It seems his daughter, whom we lovingly (ahem) refer to as Precious Emma, brought home a note from the teacher last week.
It said, and I quote, "Emma has rose 7 levels!"
At first it was funny.
It was funny that my brother was appalled enough by it that he called me.
My brother, while just as intelligent as the rest of us in the family (I don't know where we got the smart gene, but we all did), got his GED at a correctional facility. [He got the highest score ever, so he likes to claim that he was valedictorian of his class.] He has the smarts, just not necessarily the formal education.
And this is an educated professional. Who probably makes a lot more money than my brother. [Why do we always say that, as if money truly is a measure of a person's intelligence?] An educated person who should have a firm grasp on irregular verbs and their past participles.
What the hell can she possibly be teaching the rest of the first graders, those who don't come from smart families and who haven't ROSE seven levels?
[By the way, there are different levels of "smart". My brother has a daughter and a grandson in the same first grade class.]
The more I've thought about it, the angrier I've gotten. I probably shouldn't let my blood pressure get out of hand over this issue, but it has definitely ROSE.

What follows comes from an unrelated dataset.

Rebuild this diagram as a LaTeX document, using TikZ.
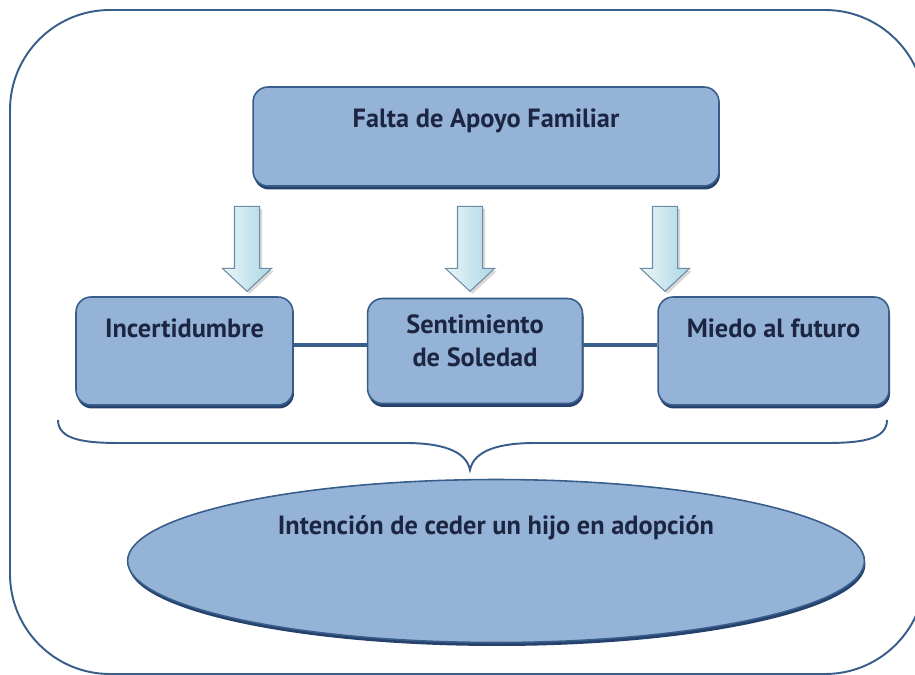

Brother said he was tempted to correct the note and send it back to the teacher, but he didn't want it to negatively impact
I have considered sending an anonymous letter to the principal. [I'm all about sending anonymous letters. I'm also considering sending one to someone at the gymnastics office, asking them NEVER to let a certain assistant coach speak into a microphone again. People all around me were wincing and putting their fingers in their ears.]
I've also considered a NOT-anonymous letter to the teacher, but not identifying whose relative I am. We don't have the same last name, but I'm sure she could figure out the connection. Unless everyone in her first grade class has also ROSE several levels.

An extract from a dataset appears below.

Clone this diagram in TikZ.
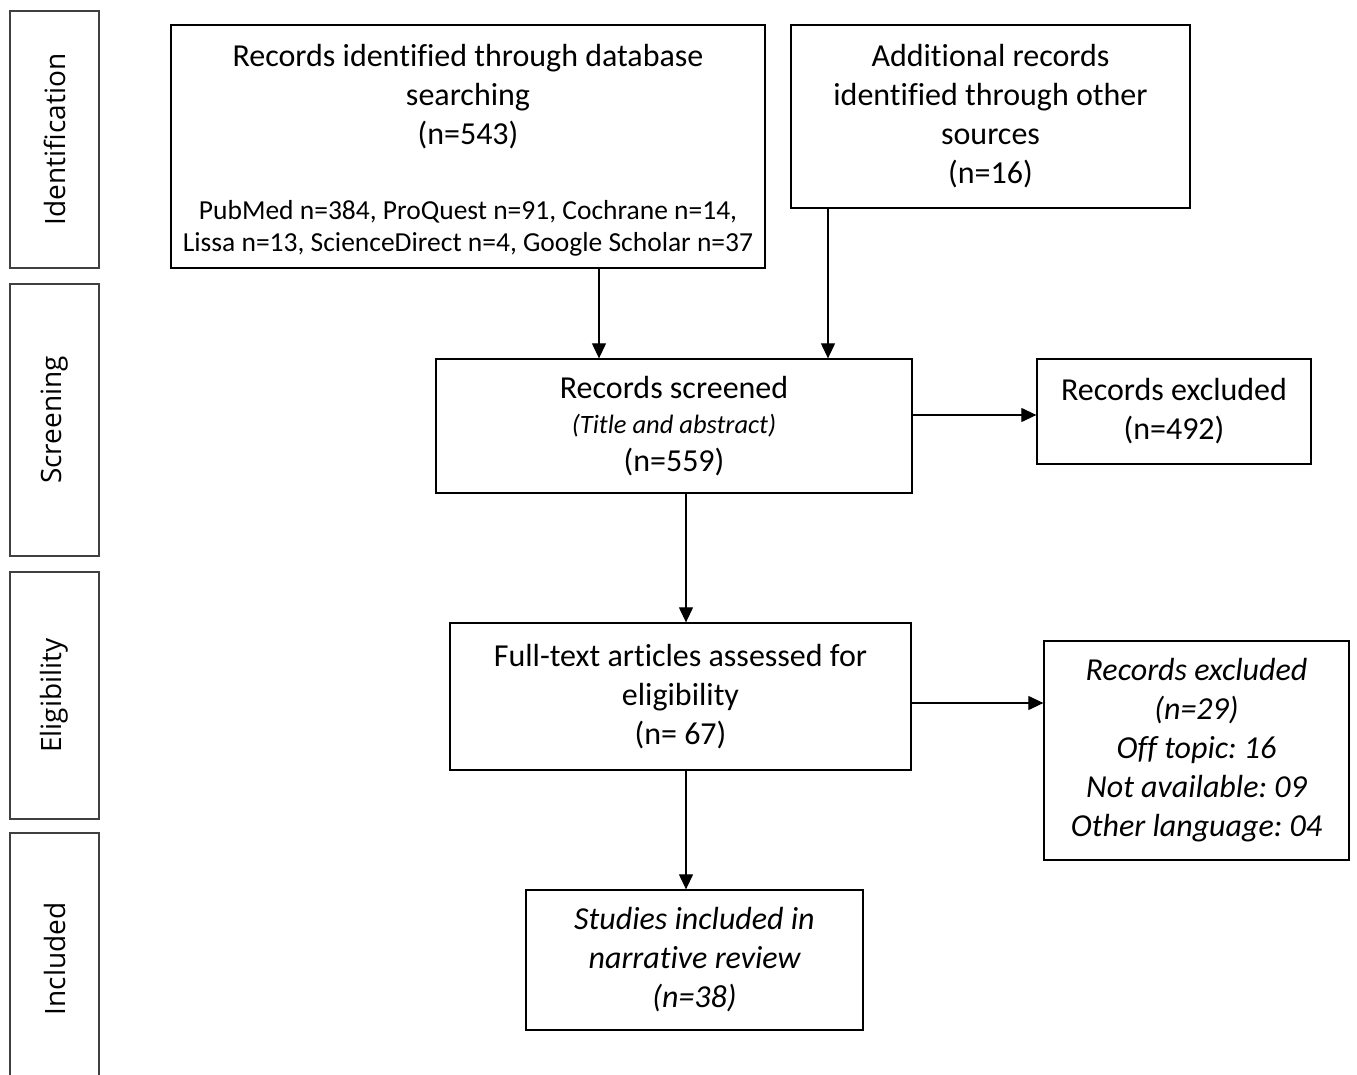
\documentclass[tikz,border=0pt]{standalone}
\usepackage{fontspec}
\setmainfont{Carlito}[Ligatures=NoCommon]
\newfontfamily\phasefont{Open Sans}
\newcommand\notefont{\fontsize{26.5}{30}\selectfont\itshape}
\frenchspacing
\usetikzlibrary{arrows.meta,positioning}
\tikzset{
	flow/.style={x=1pt,y=-1pt,line width=1.3pt},
	box/.style={draw,align=center,inner sep=0pt,font=\fontsize{32}{39}\selectfont},
	boxsize/.style 2 args={minimum width=#1pt,minimum height=#2pt},
	phase/.style={draw=black!75,rotate=90,minimum height=89pt,inner sep=0pt,
		font=\phasefont\fontsize{28}{34}\selectfont},
	dblist/.style={align=center,inner sep=0pt,font=\fontsize{27.5}{32}\selectfont},
	ar/.style={-{Triangle[length=15pt,width=14pt]},line width=1.2pt}
}
\begin{document}
\begin{tikzpicture}[flow]
	\fill[white] (0,0) rectangle (1357,1075);
	\useasboundingbox (0,0) rectangle (1357,1075);
	% phases
	\node[phase,minimum width=257pt] (ident) at (54.5,139.5) {Identification};
	\node[phase,minimum width=272pt] (screen) at (54.5,420) {Screening};
	\node[phase,minimum width=247pt] (elig) at (54.5,695.5) {Eligibility};
	\node[phase,minimum width=252pt] (incl) at (54.5,959) {Included};
	% identification
	\node[box,boxsize={594}{243}] (db) at (468,146.5) {};
	\node[box,draw=none] (dbtext) at (468,97) {Records identified through database\\searching\\(n=543)};
	\node[dblist] (dbsrc) at (468,228) {PubMed n=384, ProQuest n=91, Cochrane n=14,\\Lissa n=13, ScienceDirect n=4, Google Scholar n=37};
	\node[box,boxsize={399}{183}] (other) at (990.5,116.5) {Additional records\\identified through other\\sources\\(n=16)};
	% screening
	\node[box,boxsize={476}{134}] (scr) at (674,426) {Records screened\\[-4pt]{\notefont (Title and abstract)}\\[-1pt](n=559)};
	\node[box,boxsize={274}{105}] (ex1) at (1174,411.5) {Records excluded\\(n=492)};
	% eligibility
	\node[box,boxsize={461}{147}] (ft) at (680.5,696.5) {Full-text articles assessed for\\eligibility\\(n= 67)};
	\node[box,boxsize={305}{219},font=\fontsize{32}{39}\selectfont\itshape] (ex2) at (1196.5,750.5) {Records excluded\\(n=29)\\Off topic: 16\\Not available: 09\\Other language: 04};
	% included
	\node[box,boxsize={337}{140},font=\fontsize{32}{39}\selectfont\itshape] (inc) at (694.5,960) {Studies included in\\narrative review\\(n=38)};
	% connectors
	\coordinate (dbx) at (599,0);
	\coordinate (otx) at (828,0);
	\coordinate (midx) at (686,0);
	\draw[ar] (db.south -| dbx) -- (scr.north -| dbx);
	\draw[ar] (other.south -| otx) -- (scr.north -| otx);
	\draw[ar] (scr.east |- 0,415) coordinate (scrout) -- (scrout -| ex1.west);
	\draw[ar] (scr.south -| midx) -- (ft.north -| midx);
	\draw[ar] (ft.east |- 0,703) coordinate (ftout) -- (ftout -| ex2.west);
	\draw[ar] (ft.south -| midx) -- (inc.north -| midx);
\end{tikzpicture}
\end{document}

I readily acknowledge that I'm a grammar snob, and I've been one from way back. It doesn't have anything to do with my being an English teacher; it started back in my teen years. I'm fairly tolerant of most people when it comes to the English language. I've even made mistakes myself, like last week when I sent the ingredients for wild rice-broccoli soup to Lawanda the Warrior Princess and included Cream of Chucken Soup on the list.
I'm very INtolerant, however, of educators who either A) don't know; or B) don't use correct English grammar, spelling, punctuation, and syntax.
Particularly those who are teaching my family members. No matter how precious they are.